Which lines below hold the word "chart"? Copy all of them.

*Supplied data*
★ ★ ★ ★ ★ ★ ★

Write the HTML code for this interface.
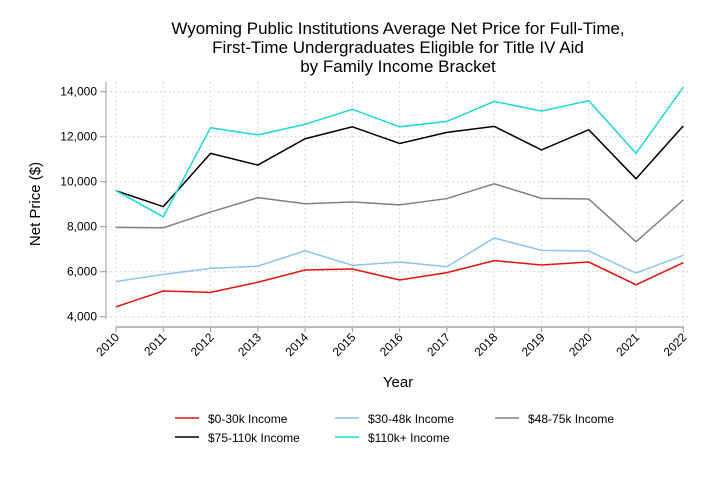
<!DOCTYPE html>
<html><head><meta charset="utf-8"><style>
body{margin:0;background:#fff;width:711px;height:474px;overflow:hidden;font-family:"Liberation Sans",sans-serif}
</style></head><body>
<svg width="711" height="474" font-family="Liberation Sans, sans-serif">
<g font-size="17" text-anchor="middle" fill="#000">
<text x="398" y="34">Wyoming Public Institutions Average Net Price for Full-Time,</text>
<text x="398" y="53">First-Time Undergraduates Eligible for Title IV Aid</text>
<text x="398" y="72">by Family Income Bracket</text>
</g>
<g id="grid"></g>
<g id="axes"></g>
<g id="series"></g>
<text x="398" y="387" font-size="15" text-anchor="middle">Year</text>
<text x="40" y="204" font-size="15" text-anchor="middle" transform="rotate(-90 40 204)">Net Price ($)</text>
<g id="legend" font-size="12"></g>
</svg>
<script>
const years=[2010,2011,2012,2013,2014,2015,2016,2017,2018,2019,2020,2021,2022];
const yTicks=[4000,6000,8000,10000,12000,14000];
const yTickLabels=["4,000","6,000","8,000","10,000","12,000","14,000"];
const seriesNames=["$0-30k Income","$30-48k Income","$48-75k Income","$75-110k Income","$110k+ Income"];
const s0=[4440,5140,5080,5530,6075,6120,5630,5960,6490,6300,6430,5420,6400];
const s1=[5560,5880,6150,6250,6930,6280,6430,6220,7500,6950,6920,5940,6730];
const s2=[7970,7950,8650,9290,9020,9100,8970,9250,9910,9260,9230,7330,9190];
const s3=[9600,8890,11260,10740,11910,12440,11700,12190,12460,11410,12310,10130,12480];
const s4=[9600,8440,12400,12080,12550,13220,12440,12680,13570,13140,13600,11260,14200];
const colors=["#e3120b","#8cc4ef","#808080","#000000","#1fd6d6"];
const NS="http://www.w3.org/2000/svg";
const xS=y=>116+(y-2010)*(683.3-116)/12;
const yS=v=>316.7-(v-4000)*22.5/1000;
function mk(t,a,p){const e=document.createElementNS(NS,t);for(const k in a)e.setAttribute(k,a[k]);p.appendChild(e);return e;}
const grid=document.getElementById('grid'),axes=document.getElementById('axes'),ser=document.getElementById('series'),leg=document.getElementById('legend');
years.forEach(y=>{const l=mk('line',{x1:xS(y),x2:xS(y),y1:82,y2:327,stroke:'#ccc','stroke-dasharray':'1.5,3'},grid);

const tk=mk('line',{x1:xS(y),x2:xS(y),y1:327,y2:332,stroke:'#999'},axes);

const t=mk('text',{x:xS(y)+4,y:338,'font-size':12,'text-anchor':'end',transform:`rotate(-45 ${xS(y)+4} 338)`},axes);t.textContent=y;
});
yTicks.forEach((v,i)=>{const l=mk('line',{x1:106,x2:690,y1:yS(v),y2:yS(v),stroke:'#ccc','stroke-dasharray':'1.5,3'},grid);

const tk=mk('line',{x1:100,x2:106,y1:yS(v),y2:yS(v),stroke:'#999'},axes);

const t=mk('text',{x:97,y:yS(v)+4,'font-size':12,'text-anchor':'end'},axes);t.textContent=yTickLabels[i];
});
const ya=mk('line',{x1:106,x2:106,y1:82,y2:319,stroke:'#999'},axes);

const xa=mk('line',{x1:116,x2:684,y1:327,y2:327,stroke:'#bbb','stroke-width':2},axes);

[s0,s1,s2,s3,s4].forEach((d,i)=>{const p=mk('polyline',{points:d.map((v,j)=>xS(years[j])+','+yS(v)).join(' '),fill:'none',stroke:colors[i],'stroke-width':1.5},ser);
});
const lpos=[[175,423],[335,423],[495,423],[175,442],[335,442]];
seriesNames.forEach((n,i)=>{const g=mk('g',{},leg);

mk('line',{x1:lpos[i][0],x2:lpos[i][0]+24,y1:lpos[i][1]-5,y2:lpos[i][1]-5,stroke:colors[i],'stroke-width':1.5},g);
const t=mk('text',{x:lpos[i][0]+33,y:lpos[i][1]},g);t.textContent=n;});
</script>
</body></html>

★ ★ ★ ★ ★ ★ ★

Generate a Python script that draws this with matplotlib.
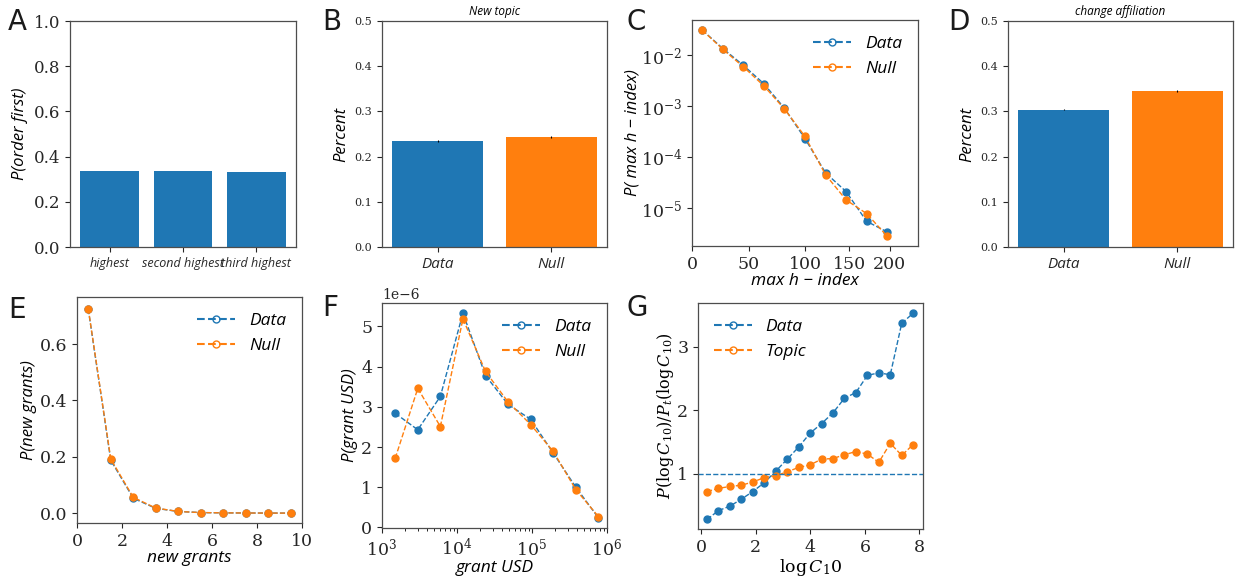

★ ★ ★ ★ ★ ★ ★

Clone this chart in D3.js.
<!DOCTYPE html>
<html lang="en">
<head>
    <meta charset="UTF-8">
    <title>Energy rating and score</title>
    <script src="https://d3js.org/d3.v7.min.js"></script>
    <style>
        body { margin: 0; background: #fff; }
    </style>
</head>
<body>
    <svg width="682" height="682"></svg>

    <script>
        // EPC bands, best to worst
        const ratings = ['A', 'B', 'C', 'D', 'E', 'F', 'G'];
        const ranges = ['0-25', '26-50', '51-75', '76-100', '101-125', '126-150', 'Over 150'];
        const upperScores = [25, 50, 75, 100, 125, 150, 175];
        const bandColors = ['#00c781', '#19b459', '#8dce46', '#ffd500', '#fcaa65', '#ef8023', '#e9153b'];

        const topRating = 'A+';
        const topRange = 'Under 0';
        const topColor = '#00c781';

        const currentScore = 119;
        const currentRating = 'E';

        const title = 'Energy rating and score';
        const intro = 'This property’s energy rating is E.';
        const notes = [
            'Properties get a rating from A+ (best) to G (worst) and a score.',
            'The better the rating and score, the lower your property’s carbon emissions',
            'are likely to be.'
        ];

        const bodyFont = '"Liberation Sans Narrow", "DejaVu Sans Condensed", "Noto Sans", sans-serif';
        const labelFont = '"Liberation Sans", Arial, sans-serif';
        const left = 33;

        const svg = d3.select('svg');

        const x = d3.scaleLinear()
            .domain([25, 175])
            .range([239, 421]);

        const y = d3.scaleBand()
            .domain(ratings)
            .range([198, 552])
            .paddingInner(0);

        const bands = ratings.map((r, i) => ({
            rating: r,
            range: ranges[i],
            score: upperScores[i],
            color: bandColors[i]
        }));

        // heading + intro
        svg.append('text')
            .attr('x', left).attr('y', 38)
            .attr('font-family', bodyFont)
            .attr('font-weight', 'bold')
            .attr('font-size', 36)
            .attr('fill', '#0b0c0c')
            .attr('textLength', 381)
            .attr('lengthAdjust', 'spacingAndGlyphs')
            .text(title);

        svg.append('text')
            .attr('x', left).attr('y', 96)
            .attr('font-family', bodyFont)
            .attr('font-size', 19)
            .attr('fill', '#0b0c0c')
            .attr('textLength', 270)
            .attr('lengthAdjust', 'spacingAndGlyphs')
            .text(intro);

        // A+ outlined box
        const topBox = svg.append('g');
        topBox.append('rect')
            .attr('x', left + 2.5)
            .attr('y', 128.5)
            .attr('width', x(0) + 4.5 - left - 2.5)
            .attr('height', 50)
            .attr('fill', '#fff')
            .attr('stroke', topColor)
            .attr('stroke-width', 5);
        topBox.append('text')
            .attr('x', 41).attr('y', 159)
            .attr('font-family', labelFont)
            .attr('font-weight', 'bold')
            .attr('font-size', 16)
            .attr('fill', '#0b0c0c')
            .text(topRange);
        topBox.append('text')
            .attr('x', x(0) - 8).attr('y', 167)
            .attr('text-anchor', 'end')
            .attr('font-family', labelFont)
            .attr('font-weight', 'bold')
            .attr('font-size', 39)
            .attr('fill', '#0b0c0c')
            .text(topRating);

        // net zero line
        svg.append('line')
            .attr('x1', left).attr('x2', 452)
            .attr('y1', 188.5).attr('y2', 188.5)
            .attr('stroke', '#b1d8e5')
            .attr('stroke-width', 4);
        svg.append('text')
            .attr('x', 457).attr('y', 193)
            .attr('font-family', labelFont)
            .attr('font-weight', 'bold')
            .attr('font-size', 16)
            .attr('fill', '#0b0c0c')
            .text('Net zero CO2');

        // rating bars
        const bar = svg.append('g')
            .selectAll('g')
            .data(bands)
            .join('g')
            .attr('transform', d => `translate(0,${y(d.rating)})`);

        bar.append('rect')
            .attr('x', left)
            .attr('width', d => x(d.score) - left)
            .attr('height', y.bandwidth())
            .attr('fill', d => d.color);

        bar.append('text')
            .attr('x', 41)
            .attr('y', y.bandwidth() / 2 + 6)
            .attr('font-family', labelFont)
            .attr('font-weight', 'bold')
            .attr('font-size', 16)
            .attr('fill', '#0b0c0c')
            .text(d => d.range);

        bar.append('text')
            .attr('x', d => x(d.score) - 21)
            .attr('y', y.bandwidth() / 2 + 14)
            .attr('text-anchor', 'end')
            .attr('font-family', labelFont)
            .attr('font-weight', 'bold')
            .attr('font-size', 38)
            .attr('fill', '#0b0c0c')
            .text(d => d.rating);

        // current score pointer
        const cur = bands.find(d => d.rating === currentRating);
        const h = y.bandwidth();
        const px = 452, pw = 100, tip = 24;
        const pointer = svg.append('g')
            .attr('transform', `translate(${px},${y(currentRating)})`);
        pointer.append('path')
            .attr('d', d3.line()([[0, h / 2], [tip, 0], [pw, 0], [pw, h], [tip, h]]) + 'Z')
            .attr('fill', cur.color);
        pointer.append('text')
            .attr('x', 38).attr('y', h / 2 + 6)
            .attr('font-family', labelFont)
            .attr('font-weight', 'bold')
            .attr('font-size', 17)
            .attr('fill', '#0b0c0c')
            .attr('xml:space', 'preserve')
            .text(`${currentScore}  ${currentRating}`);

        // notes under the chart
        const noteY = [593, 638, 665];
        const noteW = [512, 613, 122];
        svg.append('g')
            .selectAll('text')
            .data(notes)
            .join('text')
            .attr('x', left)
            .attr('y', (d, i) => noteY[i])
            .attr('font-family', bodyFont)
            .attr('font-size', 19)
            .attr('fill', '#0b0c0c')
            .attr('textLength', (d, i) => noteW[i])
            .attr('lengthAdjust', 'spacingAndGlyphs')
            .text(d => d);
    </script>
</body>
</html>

★ ★ ★ ★ ★ ★ ★

*Problem solution*
Clone this chart in D3.js.
        // notes under the chart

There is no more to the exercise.